- **EXERCISE PROMPT**:
Leave the pictures out. Return all other data exactly.

- **DATA**:
# # # # #
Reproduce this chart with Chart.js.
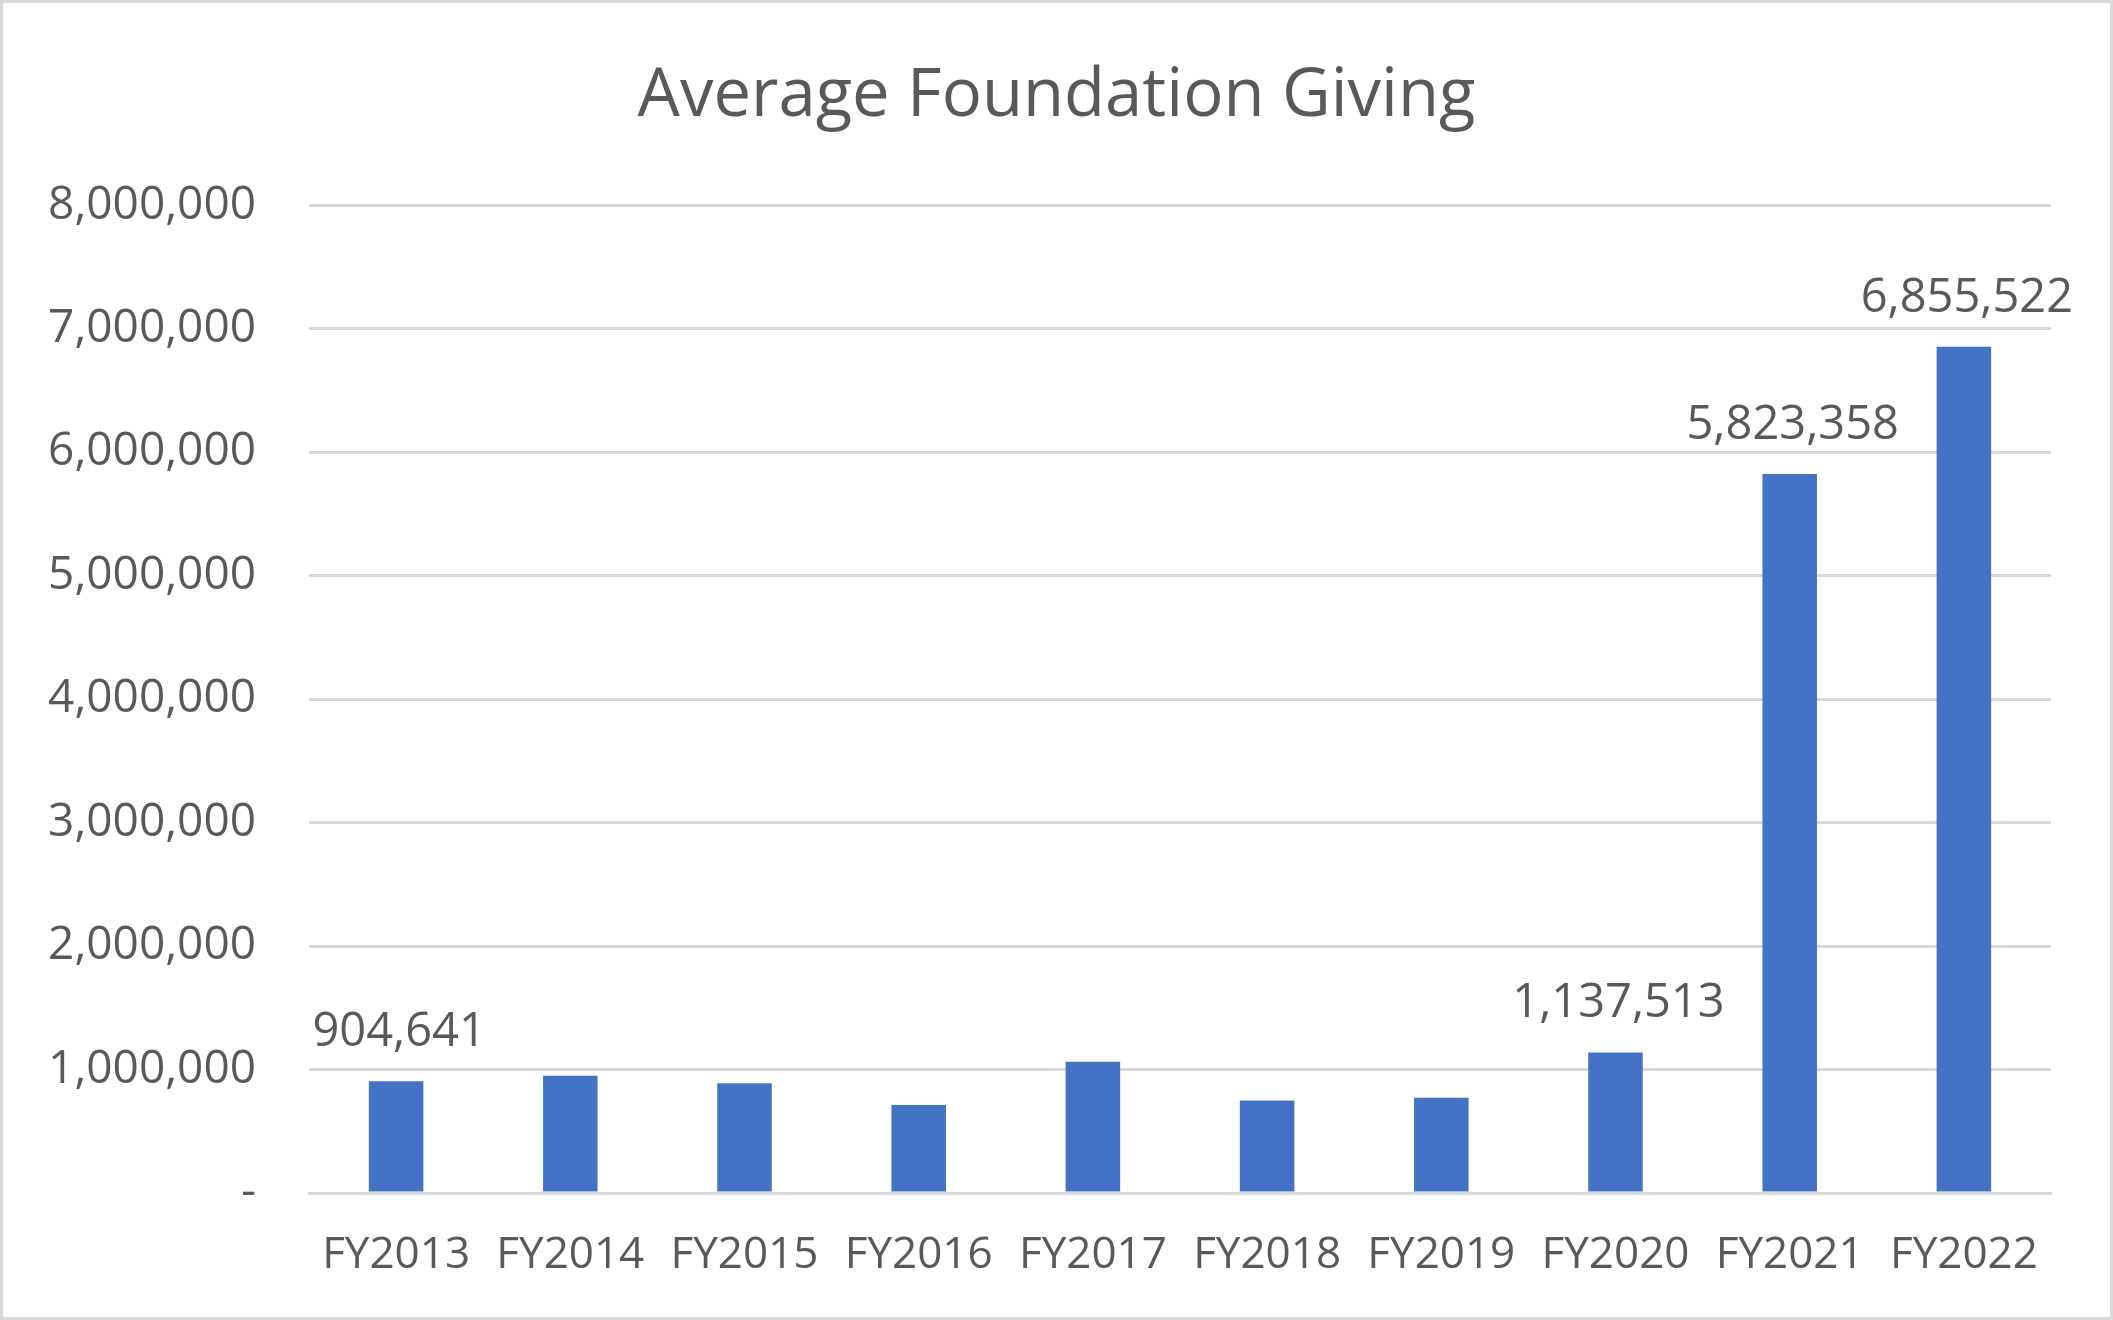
<!DOCTYPE html>
<html lang="en">
<head>
    <meta charset="UTF-8">
    <title>Average Foundation Giving</title>
    <script src="https://cdn.jsdelivr.net/npm/chart.js"></script>
    <style>
        html, body {
            margin: 0;
            padding: 0;
            background: #fff;
        }
        .frame {
            width: 2113px;
            height: 1320px;
            box-sizing: border-box;
            border: 3px solid #d9d9d9;
        }
        .frame canvas {
            display: block;
        }
    </style>
</head>
<body>

<div class="frame">
    <canvas id="givingChart" width="2107" height="1314"></canvas>
</div>

<script>
    const years = ['FY2013', 'FY2014', 'FY2015', 'FY2016', 'FY2017', 'FY2018', 'FY2019', 'FY2020', 'FY2021', 'FY2022'];
    const avgGiving = [904641, 950000, 889000, 713000, 1064000, 750000, 772000, 1137513, 5823358, 6855522];
    const labelledBars = ['FY2013', 'FY2020', 'FY2021', 'FY2022'];
    const yTicks = [0, 1000000, 2000000, 3000000, 4000000, 5000000, 6000000, 7000000, 8000000];

    const textGrey = '#595959';
    const fontFamily = '"Open Sans", "Noto Sans", sans-serif';

    function fmt(v) {
        return v === 0 ? '-' : v.toLocaleString('en-US');
    }

    // draws the value above the bars Excel showed labels for
    const barLabels = {
        id: 'barLabels',
        afterDatasetsDraw(chart) {
            const ctx = chart.ctx;
            const meta = chart.getDatasetMeta(0);
            ctx.save();
            ctx.font = '47px ' + fontFamily;
            ctx.fillStyle = textGrey;
            ctx.textAlign = 'center';
            ctx.textBaseline = 'bottom';
            meta.data.forEach((bar, i) => {
                if (!labelledBars.includes(years[i])) return;
                ctx.fillText(fmt(avgGiving[i]), bar.x + 3, bar.y - 25);
            });
            ctx.restore();
        }
    };

    const ctx = document.getElementById('givingChart').getContext('2d');
    new Chart(ctx, {
        type: 'bar',
        data: {
            labels: years,
            datasets: [{
                label: 'Average Foundation Giving',
                data: avgGiving,
                backgroundColor: '#4472C4',
                borderWidth: 0,
                categoryPercentage: 1,
                barPercentage: 0.313
            }]
        },
        options: {
            responsive: false,
            animation: false,
            layout: {
                padding: 0
            },
            plugins: {
                legend: { display: false },
                tooltip: { enabled: false },
                title: {
                    display: true,
                    text: 'Average Foundation Giving',
                    color: textGrey,
                    font: { family: fontFamily, size: 67, weight: 'normal' },
                    padding: { top: 54, bottom: 68 }
                }
            },
            scales: {
                x: {
                    grid: { display: false, drawTicks: false },
                    border: { display: true, color: '#d9d9d9', width: 3 },
                    ticks: {
                        color: textGrey,
                        font: { family: fontFamily, size: 44 },
                        padding: 36,
                        maxRotation: 0
                    },
                    afterFit(scale) { scale.height = 124; }
                },
                y: {
                    min: 0,
                    max: 8000000,
                    afterBuildTicks(scale) {
                        scale.ticks = yTicks.map(v => ({ value: v }));
                    },
                    grid: { color: '#d9d9d9', lineWidth: 3, drawTicks: false },
                    border: { display: false },
                    ticks: {
                        color: textGrey,
                        font: { family: fontFamily, size: 46 },
                        padding: 53,
                        callback: v => fmt(v)
                    },
                    afterFit(scale) { scale.width = 306; }
                },
                // empty right-hand strip so the plot stops short of the frame
                yRight: {
                    position: 'right',
                    grid: { display: false, drawTicks: false },
                    border: { display: false },
                    ticks: { display: false },
                    afterFit(scale) { scale.width = 59; }
                }
            }
        },
        plugins: [barLabels]
    });
</script>
</body>
</html>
# # # # #
- **OUTPUT OF THE EXERCISE**:
Reproduce this chart with Chart.js.
<!DOCTYPE html>
<html lang="en">
<head>
    <meta charset="UTF-8">
    <title>Average Foundation Giving</title>
    <script src="https://cdn.jsdelivr.net/npm/chart.js"></script>
    <style>
        html, body {
            margin: 0;
            padding: 0;
            background: #fff;
        }
        .frame {
            width: 2113px;
            height: 1320px;
            box-sizing: border-box;
            border: 3px solid #d9d9d9;
        }
        .frame canvas {
            display: block;
        }
    </style>
</head>
<body>

<div class="frame">
    <canvas id="givingChart" width="2107" height="1314"></canvas>
</div>

<script>
    const years = ['FY2013', 'FY2014', 'FY2015', 'FY2016', 'FY2017', 'FY2018', 'FY2019', 'FY2020', 'FY2021', 'FY2022'];
    const avgGiving = [904641, 950000, 889000, 713000, 1064000, 750000, 772000, 1137513, 5823358, 6855522];
    const labelledBars = ['FY2013', 'FY2020', 'FY2021', 'FY2022'];
    const yTicks = [0, 1000000, 2000000, 3000000, 4000000, 5000000, 6000000, 7000000, 8000000];

    const textGrey = '#595959';
    const fontFamily = '"Open Sans", "Noto Sans", sans-serif';

    function fmt(v) {
        return v === 0 ? '-' : v.toLocaleString('en-US');
    }

    // draws the value above the bars Excel showed labels for
    const barLabels = {
        id: 'barLabels',
        afterDatasetsDraw(chart) {
            const ctx = chart.ctx;
            const meta = chart.getDatasetMeta(0);
            ctx.save();
            ctx.font = '47px ' + fontFamily;
            ctx.fillStyle = textGrey;
            ctx.textAlign = 'center';
            ctx.textBaseline = 'bottom';
            meta.data.forEach((bar, i) => {
                if (!labelledBars.includes(years[i])) return;
                ctx.fillText(fmt(avgGiving[i]), bar.x + 3, bar.y - 25);
            });
            ctx.restore();
        }
    };

    const ctx = document.getElementById('givingChart').getContext('2d');
    new Chart(ctx, {
        type: 'bar',
        data: {
            labels: years,
            datasets: [{
                label: 'Average Foundation Giving',
                data: avgGiving,
                backgroundColor: '#4472C4',
                borderWidth: 0,
                categoryPercentage: 1,
                barPercentage: 0.313
            }]
        },
        options: {
            responsive: false,
            animation: false,
            layout: {
                padding: 0
            },
            plugins: {
                legend: { display: false },
                tooltip: { enabled: false },
                title: {
                    display: true,
                    text: 'Average Foundation Giving',
                    color: textGrey,
                    font: { family: fontFamily, size: 67, weight: 'normal' },
                    padding: { top: 54, bottom: 68 }
                }
            },
            scales: {
                x: {
                    grid: { display: false, drawTicks: false },
                    border: { display: true, color: '#d9d9d9', width: 3 },
                    ticks: {
                        color: textGrey,
                        font: { family: fontFamily, size: 44 },
                        padding: 36,
                        maxRotation: 0
                    },
                    afterFit(scale) { scale.height = 124; }
                },
                y: {
                    min: 0,
                    max: 8000000,
                    afterBuildTicks(scale) {
                        scale.ticks = yTicks.map(v => ({ value: v }));
                    },
                    grid: { color: '#d9d9d9', lineWidth: 3, drawTicks: false },
                    border: { display: false },
                    ticks: {
                        color: textGrey,
                        font: { family: fontFamily, size: 46 },
                        padding: 53,
                        callback: v => fmt(v)
                    },
                    afterFit(scale) { scale.width = 306; }
                },
                // empty right-hand strip so the plot stops short of the frame
                yRight: {
                    position: 'right',
                    grid: { display: false, drawTicks: false },
                    border: { display: false },
                    ticks: { display: false },
                    afterFit(scale) { scale.width = 59; }
                }
            }
        },
        plugins: [barLabels]
    });
</script>
</body>
</html>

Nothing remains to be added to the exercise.